Omit the pictures and print exactly the lines of the listing below, starting at the first and ending at the line containing "(0,0) rectangle (1325,1476);".

+--

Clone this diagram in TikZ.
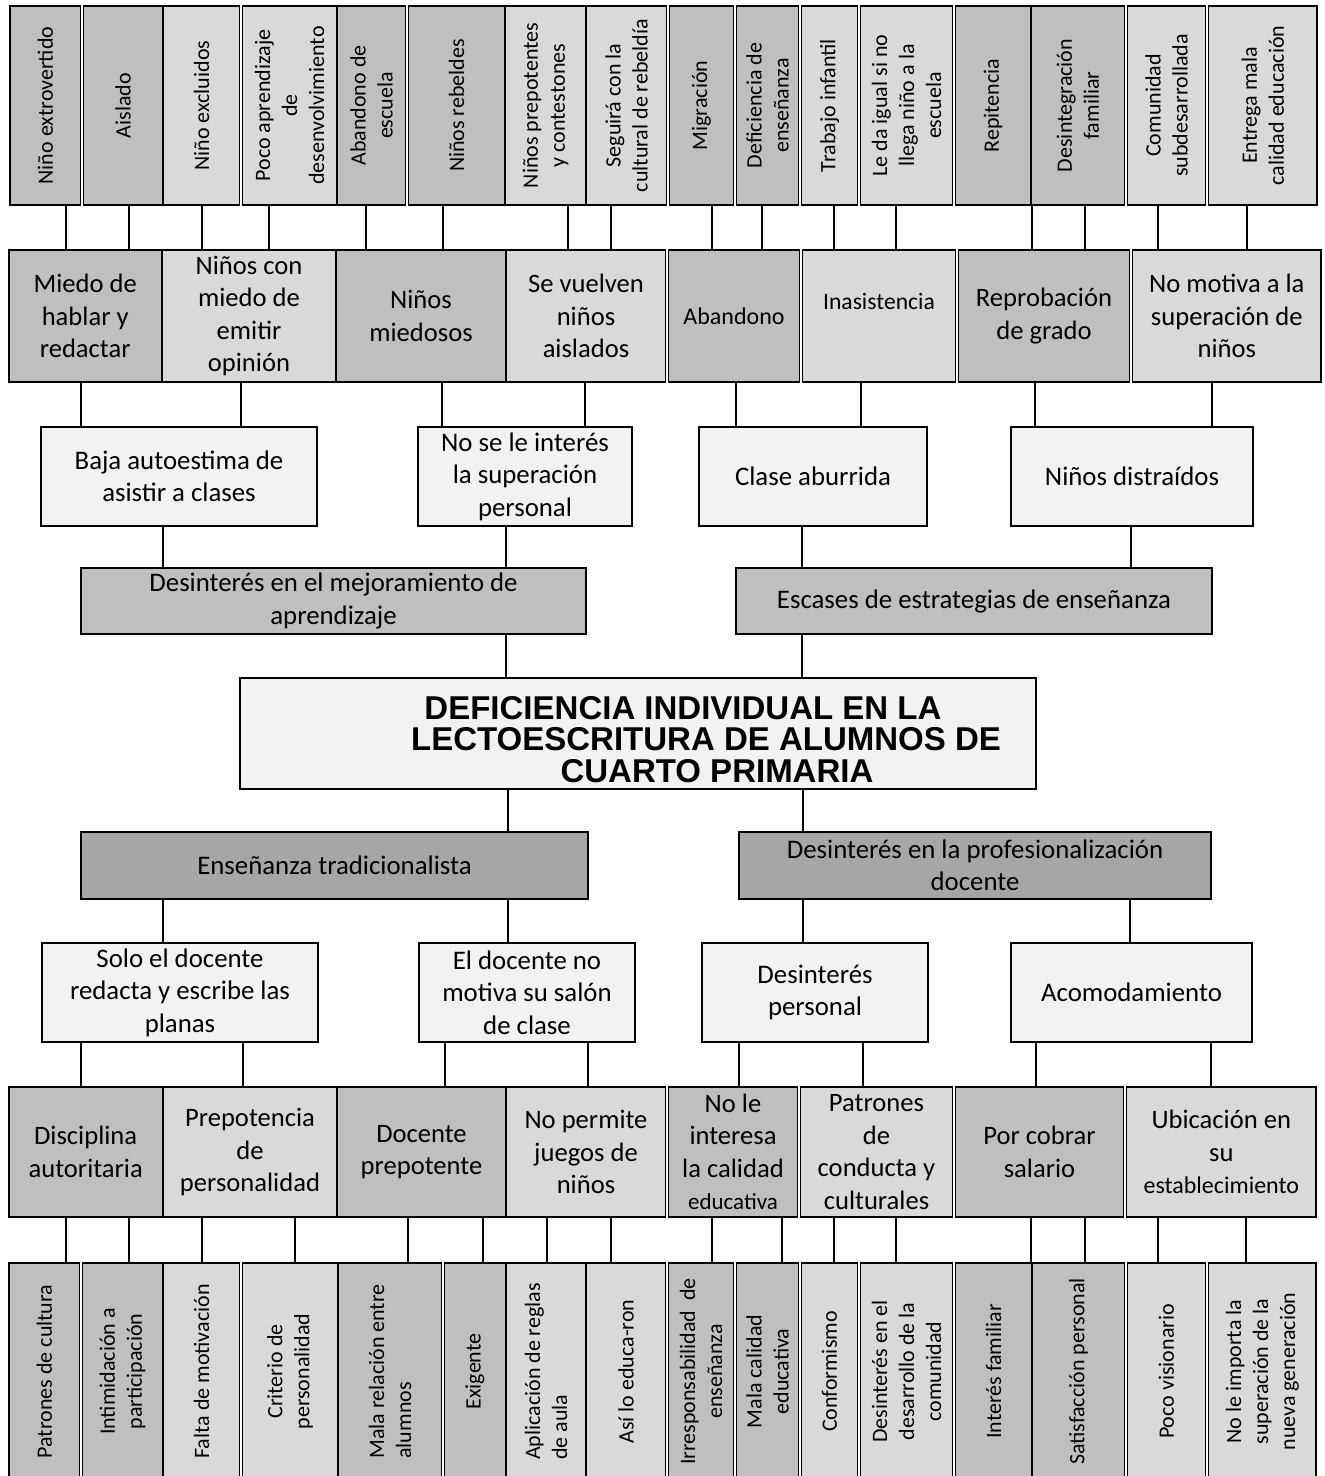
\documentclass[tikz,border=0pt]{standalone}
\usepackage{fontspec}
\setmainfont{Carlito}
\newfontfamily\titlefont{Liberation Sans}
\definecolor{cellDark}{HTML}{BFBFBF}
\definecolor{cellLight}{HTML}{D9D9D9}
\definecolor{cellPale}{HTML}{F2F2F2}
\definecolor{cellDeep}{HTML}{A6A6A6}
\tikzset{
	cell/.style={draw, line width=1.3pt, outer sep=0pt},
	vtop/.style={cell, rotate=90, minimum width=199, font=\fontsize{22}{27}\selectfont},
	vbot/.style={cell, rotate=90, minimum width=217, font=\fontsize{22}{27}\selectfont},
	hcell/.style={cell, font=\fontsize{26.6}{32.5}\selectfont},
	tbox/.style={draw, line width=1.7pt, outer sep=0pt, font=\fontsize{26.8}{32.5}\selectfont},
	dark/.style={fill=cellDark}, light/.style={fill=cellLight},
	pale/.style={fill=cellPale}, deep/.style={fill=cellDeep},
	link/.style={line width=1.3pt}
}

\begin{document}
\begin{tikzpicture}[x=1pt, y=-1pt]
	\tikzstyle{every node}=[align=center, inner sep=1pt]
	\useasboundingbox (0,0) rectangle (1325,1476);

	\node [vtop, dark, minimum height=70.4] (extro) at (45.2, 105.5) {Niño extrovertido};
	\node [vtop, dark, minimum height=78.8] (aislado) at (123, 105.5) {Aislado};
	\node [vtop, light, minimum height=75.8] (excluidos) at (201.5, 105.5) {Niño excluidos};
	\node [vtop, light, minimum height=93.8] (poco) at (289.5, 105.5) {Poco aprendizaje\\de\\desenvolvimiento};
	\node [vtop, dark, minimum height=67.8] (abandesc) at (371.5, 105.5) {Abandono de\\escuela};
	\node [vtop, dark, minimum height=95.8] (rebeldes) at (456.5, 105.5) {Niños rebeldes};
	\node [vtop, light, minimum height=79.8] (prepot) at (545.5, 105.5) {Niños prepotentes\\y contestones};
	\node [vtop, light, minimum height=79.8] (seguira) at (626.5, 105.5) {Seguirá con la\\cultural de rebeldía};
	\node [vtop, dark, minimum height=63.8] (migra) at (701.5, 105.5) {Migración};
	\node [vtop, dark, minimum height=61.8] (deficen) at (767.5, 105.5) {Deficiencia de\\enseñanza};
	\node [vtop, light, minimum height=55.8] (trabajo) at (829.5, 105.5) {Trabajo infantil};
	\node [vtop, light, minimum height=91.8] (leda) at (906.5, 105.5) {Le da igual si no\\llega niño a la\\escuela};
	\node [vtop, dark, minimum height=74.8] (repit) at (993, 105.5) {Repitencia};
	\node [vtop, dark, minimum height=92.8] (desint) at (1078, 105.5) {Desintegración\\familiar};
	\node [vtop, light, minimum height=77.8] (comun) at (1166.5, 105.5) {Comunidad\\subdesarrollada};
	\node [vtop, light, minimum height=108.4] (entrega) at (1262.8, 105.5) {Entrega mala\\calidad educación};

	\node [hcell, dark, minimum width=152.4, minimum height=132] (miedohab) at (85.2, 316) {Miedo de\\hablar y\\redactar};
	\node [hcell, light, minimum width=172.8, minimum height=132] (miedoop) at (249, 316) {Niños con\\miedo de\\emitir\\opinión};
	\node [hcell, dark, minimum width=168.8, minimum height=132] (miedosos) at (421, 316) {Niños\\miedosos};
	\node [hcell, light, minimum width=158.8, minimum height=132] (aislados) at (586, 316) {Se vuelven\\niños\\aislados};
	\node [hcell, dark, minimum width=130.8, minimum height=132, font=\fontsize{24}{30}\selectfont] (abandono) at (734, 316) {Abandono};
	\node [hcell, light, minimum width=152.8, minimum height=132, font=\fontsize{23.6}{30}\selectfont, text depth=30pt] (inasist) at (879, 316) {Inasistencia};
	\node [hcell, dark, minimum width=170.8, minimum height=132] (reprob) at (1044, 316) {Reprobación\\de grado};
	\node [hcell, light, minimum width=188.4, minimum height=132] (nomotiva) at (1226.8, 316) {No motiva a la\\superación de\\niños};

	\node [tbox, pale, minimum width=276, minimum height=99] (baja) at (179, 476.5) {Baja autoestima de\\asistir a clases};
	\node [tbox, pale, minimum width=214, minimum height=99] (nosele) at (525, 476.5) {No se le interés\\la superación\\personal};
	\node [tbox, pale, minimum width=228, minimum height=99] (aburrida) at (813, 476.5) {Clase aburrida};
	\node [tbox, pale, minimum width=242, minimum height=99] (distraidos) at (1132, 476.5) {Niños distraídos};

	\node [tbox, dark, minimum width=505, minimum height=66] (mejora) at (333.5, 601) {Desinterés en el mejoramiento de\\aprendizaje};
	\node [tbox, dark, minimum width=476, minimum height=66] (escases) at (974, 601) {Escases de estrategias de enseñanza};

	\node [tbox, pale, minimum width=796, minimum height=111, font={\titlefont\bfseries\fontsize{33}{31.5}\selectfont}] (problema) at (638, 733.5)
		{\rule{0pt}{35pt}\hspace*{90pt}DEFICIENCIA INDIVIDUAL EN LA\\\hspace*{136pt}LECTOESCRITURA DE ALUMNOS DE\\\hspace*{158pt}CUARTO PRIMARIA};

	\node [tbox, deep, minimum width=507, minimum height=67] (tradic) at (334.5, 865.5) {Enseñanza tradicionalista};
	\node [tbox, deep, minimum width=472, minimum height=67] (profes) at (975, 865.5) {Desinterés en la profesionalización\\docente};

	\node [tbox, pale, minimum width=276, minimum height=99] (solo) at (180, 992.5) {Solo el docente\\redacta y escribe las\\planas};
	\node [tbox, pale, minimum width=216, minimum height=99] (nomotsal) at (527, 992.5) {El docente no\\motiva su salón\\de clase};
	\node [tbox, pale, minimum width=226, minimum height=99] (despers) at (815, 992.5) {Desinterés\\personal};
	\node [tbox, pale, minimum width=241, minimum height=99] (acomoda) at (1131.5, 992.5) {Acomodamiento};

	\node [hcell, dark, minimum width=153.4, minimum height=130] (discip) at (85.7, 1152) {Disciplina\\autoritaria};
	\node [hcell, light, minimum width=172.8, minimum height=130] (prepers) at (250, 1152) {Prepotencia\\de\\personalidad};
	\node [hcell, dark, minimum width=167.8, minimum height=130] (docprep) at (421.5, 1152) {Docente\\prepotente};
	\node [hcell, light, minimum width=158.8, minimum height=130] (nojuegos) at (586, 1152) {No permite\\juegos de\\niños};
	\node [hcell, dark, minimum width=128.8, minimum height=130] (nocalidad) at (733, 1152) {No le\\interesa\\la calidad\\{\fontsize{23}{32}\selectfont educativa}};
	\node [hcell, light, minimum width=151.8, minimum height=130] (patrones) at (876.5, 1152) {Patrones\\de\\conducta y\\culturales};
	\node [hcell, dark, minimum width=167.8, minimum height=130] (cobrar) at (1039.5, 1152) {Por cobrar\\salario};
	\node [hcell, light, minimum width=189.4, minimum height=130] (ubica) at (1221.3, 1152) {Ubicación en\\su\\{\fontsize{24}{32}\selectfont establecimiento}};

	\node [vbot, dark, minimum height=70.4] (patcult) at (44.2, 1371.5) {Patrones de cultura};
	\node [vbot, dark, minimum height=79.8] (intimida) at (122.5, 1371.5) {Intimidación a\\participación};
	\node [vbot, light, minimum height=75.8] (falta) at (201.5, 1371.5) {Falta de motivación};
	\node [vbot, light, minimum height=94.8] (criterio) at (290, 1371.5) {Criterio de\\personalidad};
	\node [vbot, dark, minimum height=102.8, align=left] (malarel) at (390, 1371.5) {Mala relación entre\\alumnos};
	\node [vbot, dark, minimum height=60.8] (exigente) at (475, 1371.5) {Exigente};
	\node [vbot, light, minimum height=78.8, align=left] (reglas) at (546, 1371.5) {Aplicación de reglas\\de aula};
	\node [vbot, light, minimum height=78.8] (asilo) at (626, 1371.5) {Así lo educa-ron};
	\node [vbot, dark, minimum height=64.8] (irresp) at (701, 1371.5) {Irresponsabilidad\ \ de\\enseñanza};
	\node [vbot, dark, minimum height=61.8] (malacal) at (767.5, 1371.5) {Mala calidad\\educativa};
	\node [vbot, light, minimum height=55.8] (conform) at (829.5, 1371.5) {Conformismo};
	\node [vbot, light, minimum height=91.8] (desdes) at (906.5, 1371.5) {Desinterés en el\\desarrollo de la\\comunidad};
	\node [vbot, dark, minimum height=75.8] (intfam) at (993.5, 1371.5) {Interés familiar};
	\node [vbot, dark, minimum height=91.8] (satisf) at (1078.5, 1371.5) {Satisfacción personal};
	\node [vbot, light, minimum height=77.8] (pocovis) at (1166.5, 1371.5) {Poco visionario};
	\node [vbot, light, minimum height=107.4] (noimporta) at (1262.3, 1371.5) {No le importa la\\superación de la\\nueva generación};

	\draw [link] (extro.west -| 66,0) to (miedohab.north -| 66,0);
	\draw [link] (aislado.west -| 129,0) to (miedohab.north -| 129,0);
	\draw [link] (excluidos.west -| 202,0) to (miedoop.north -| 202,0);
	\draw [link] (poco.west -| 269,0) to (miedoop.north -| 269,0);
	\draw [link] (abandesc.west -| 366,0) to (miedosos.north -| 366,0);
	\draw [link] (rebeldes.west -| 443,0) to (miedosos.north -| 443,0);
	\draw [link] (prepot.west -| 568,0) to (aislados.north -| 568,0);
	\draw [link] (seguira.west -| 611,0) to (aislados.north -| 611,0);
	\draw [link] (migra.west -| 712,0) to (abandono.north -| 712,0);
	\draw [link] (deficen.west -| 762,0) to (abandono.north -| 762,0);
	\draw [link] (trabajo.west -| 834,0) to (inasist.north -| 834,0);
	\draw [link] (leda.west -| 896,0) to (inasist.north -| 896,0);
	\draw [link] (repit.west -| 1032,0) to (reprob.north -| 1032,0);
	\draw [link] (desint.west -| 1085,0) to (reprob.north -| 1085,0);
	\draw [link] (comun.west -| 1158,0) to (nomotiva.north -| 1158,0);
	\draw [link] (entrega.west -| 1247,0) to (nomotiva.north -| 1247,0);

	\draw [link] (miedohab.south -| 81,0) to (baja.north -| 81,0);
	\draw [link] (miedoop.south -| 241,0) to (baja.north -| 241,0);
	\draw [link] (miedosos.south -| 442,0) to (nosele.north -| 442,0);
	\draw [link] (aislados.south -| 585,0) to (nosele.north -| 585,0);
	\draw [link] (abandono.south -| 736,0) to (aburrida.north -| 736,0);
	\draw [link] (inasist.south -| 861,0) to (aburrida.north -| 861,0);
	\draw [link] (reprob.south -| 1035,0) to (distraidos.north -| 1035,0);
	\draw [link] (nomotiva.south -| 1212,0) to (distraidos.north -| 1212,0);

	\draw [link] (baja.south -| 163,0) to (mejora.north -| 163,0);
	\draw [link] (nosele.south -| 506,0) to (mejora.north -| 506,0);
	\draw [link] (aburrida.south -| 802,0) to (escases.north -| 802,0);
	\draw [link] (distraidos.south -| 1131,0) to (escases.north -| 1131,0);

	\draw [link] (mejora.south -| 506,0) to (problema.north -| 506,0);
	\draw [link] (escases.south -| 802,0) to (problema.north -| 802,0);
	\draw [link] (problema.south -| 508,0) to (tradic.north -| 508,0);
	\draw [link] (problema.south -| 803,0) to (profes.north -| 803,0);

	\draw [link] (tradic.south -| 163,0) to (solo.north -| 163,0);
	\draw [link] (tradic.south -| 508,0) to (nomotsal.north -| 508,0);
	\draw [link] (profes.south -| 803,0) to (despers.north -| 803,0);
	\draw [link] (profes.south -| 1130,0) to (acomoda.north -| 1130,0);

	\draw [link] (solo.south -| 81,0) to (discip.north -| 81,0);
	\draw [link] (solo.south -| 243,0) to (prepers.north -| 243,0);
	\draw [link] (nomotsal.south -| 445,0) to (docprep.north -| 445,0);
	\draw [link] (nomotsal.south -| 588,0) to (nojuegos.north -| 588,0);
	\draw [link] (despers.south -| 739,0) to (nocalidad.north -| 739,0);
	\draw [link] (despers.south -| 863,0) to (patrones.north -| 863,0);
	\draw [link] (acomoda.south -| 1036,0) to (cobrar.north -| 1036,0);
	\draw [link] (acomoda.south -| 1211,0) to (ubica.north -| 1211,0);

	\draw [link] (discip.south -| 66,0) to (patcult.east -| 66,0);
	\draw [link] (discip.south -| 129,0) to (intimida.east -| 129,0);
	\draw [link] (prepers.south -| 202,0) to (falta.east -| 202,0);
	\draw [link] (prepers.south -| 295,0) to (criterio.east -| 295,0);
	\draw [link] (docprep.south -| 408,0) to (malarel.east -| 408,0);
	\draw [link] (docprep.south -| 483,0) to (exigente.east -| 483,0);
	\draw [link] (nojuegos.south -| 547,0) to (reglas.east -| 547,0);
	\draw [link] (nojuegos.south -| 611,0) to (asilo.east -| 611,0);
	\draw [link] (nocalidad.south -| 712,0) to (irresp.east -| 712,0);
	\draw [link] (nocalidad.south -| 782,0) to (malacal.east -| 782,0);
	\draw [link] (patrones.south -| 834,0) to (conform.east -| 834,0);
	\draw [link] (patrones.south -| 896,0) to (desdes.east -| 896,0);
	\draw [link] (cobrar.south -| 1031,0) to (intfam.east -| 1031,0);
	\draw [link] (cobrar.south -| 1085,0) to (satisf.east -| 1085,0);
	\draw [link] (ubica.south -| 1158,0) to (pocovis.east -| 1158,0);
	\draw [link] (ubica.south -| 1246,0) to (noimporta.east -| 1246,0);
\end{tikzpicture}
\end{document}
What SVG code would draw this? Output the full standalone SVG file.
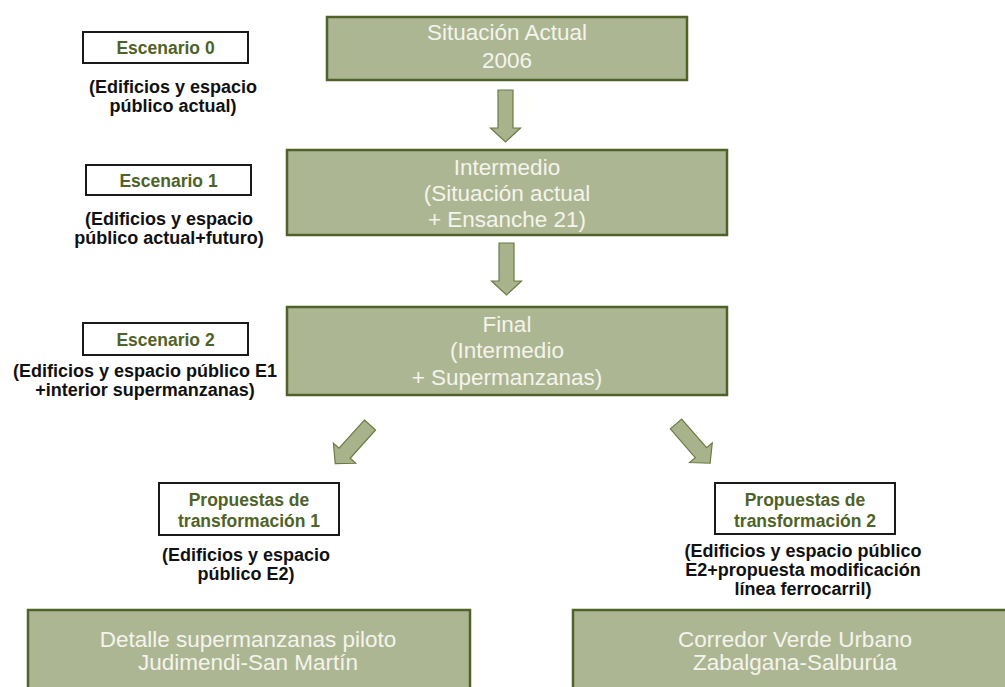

+--

SOLUTION TO THIS EXERCISE
Clone this diagram in TikZ.
\documentclass[tikz,border=0pt]{standalone}
\usepackage{fontspec}
\setmainfont{Carlito}
\newfontfamily\titlefont{Liberation Sans}
\definecolor{cellDark}{HTML}{BFBFBF}
\definecolor{cellLight}{HTML}{D9D9D9}
\definecolor{cellPale}{HTML}{F2F2F2}
\definecolor{cellDeep}{HTML}{A6A6A6}
\tikzset{
	cell/.style={draw, line width=1.3pt, outer sep=0pt},
	vtop/.style={cell, rotate=90, minimum width=199, font=\fontsize{22}{27}\selectfont},
	vbot/.style={cell, rotate=90, minimum width=217, font=\fontsize{22}{27}\selectfont},
	hcell/.style={cell, font=\fontsize{26.6}{32.5}\selectfont},
	tbox/.style={draw, line width=1.7pt, outer sep=0pt, font=\fontsize{26.8}{32.5}\selectfont},
	dark/.style={fill=cellDark}, light/.style={fill=cellLight},
	pale/.style={fill=cellPale}, deep/.style={fill=cellDeep},
	link/.style={line width=1.3pt}
}

\begin{document}
\begin{tikzpicture}[x=1pt, y=-1pt]
	\tikzstyle{every node}=[align=center, inner sep=1pt]
	\useasboundingbox (0,0) rectangle (1325,1476);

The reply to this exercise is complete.